▶ _TASK STATEMENT_:
Return all lines with the word "chart" in them.

▶ _DATA SHOWN_:
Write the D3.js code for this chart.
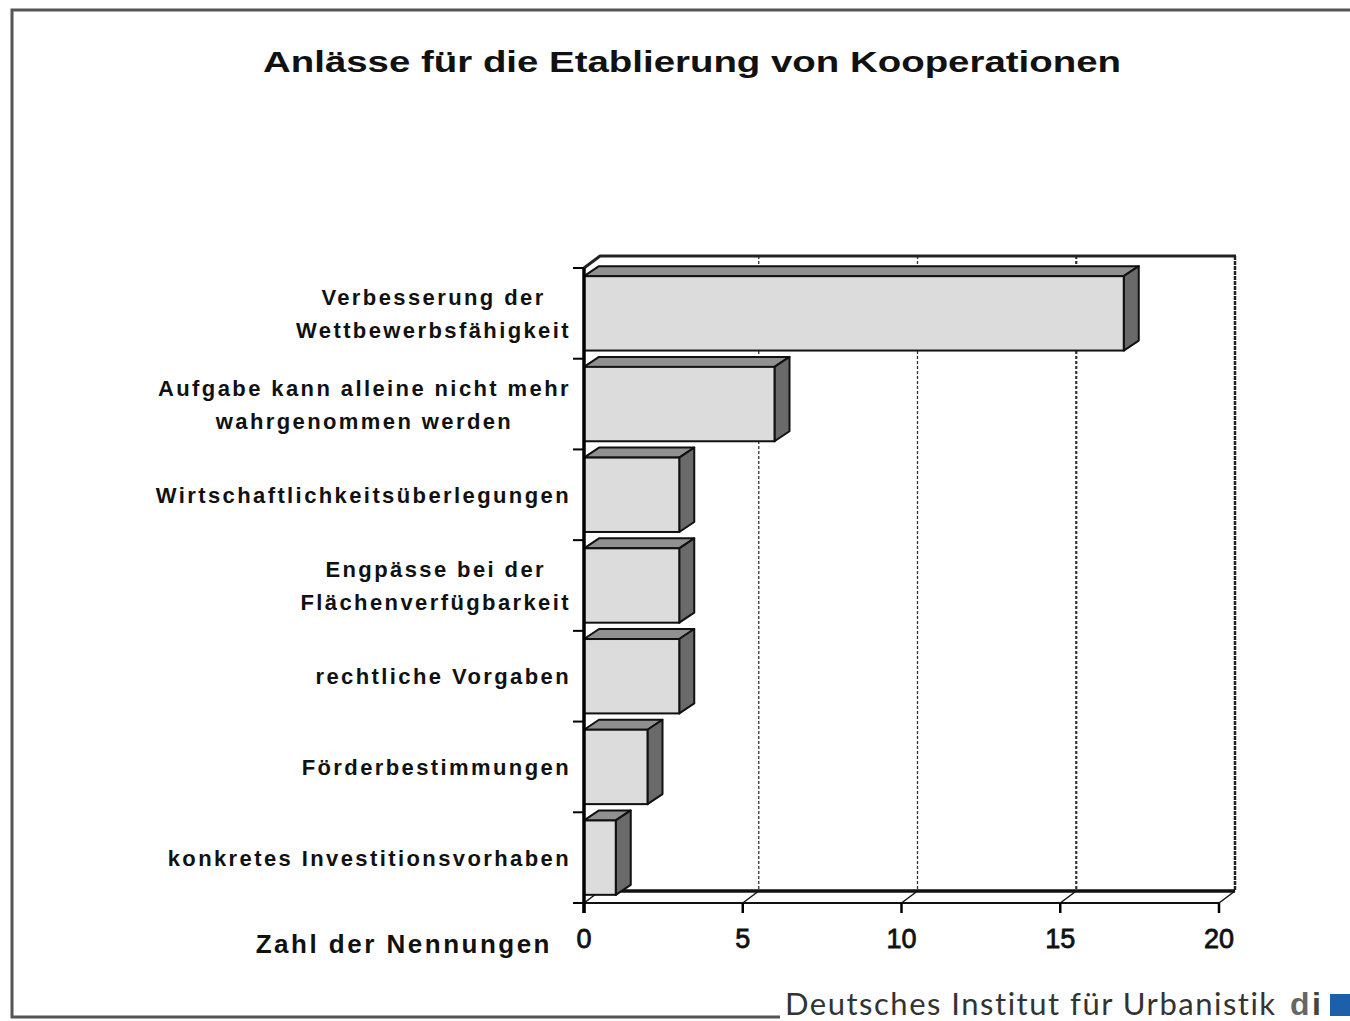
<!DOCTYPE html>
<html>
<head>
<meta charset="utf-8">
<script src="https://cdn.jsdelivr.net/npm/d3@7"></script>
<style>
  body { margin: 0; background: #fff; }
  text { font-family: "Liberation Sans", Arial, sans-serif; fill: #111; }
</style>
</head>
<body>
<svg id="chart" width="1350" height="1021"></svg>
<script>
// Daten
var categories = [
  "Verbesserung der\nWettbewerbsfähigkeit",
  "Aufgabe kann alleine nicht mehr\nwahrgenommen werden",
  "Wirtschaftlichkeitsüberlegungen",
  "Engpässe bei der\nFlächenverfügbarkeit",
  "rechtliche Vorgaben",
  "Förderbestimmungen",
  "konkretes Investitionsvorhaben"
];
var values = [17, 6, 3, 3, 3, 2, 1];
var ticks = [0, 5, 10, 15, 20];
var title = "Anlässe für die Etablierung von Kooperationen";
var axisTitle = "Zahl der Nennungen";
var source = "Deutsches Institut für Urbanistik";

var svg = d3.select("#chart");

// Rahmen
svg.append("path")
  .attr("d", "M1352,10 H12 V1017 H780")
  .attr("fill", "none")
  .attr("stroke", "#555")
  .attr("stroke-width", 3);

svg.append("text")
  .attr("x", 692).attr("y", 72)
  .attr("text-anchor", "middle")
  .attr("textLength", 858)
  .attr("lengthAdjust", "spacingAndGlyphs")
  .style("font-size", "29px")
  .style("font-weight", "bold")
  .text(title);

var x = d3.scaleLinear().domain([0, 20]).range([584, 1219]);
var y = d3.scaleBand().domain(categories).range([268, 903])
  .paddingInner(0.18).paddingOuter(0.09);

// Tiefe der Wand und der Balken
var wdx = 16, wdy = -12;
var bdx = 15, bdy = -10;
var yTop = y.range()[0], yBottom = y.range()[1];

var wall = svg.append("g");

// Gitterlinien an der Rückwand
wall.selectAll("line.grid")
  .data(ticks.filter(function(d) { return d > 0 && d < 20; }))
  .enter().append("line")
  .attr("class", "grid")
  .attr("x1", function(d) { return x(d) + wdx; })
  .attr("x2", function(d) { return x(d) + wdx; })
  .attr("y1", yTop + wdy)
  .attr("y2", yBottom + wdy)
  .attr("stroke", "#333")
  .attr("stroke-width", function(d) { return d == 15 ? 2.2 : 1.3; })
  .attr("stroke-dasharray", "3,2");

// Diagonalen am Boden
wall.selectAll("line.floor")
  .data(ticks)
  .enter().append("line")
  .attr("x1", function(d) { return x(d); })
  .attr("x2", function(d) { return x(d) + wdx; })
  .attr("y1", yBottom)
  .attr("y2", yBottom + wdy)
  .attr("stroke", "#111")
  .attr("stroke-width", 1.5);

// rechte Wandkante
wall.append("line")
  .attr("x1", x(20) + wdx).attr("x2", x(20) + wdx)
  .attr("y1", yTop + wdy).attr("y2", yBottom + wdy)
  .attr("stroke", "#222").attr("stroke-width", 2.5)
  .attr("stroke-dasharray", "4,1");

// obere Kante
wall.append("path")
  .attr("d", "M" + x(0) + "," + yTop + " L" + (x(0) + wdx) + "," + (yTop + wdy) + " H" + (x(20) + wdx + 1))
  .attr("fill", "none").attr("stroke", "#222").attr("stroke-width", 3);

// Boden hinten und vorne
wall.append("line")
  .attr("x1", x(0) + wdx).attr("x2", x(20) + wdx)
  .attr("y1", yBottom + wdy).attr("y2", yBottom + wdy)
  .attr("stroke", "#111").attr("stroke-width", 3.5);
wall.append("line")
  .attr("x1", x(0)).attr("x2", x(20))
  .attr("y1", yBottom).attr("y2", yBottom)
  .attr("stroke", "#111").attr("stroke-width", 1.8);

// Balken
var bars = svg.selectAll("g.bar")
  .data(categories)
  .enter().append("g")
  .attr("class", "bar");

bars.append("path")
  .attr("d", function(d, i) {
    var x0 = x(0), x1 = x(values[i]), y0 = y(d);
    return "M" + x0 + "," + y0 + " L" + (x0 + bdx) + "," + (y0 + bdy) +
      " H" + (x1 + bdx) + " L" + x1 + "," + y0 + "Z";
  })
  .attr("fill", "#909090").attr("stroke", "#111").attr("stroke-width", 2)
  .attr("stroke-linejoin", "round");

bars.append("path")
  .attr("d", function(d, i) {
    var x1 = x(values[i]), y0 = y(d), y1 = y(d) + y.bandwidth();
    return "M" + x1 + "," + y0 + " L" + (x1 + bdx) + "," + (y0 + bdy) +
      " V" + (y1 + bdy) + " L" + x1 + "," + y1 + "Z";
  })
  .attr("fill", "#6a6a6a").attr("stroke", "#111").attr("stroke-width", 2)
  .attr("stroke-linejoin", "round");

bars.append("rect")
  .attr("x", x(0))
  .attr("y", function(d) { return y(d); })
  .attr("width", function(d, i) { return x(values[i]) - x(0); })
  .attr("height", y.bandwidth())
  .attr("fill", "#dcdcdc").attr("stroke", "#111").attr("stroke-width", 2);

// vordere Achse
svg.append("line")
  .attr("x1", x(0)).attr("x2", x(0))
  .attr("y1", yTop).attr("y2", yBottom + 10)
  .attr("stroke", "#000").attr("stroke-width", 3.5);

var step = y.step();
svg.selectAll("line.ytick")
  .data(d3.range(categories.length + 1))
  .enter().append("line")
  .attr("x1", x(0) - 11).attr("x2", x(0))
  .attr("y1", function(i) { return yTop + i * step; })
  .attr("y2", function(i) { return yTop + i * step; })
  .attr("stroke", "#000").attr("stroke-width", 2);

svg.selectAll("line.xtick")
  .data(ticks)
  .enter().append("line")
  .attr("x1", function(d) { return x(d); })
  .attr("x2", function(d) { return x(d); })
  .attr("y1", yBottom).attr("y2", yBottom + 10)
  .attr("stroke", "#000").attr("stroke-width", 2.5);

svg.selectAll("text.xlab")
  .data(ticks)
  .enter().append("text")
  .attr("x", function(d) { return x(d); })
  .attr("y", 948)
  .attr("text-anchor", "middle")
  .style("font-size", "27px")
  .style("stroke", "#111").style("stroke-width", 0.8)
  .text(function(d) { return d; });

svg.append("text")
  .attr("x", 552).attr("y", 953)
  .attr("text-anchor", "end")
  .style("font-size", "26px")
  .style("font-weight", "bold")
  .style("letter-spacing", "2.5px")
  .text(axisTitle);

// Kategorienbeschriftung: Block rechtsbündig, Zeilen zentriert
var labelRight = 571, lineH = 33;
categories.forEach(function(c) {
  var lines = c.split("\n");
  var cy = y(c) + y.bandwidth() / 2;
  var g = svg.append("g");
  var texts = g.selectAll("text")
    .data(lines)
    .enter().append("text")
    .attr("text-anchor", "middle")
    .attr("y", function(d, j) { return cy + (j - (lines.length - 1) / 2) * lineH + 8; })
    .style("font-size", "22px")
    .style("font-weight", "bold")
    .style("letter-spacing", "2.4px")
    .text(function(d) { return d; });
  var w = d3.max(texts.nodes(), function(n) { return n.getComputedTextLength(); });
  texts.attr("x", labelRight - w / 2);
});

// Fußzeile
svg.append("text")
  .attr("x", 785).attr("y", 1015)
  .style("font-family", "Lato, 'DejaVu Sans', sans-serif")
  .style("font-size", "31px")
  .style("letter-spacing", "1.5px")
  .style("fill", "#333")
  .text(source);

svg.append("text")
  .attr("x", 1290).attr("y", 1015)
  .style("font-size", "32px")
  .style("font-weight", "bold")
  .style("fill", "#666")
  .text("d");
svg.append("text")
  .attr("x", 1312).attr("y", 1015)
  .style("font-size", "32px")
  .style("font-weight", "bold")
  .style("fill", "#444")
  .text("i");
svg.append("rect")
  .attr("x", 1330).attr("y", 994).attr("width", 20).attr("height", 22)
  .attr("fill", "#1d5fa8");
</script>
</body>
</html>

▶ _RESULT OF THIS TASK_:
Write the D3.js code for this chart.
<svg id="chart" width="1350" height="1021"></svg>
var svg = d3.select("#chart");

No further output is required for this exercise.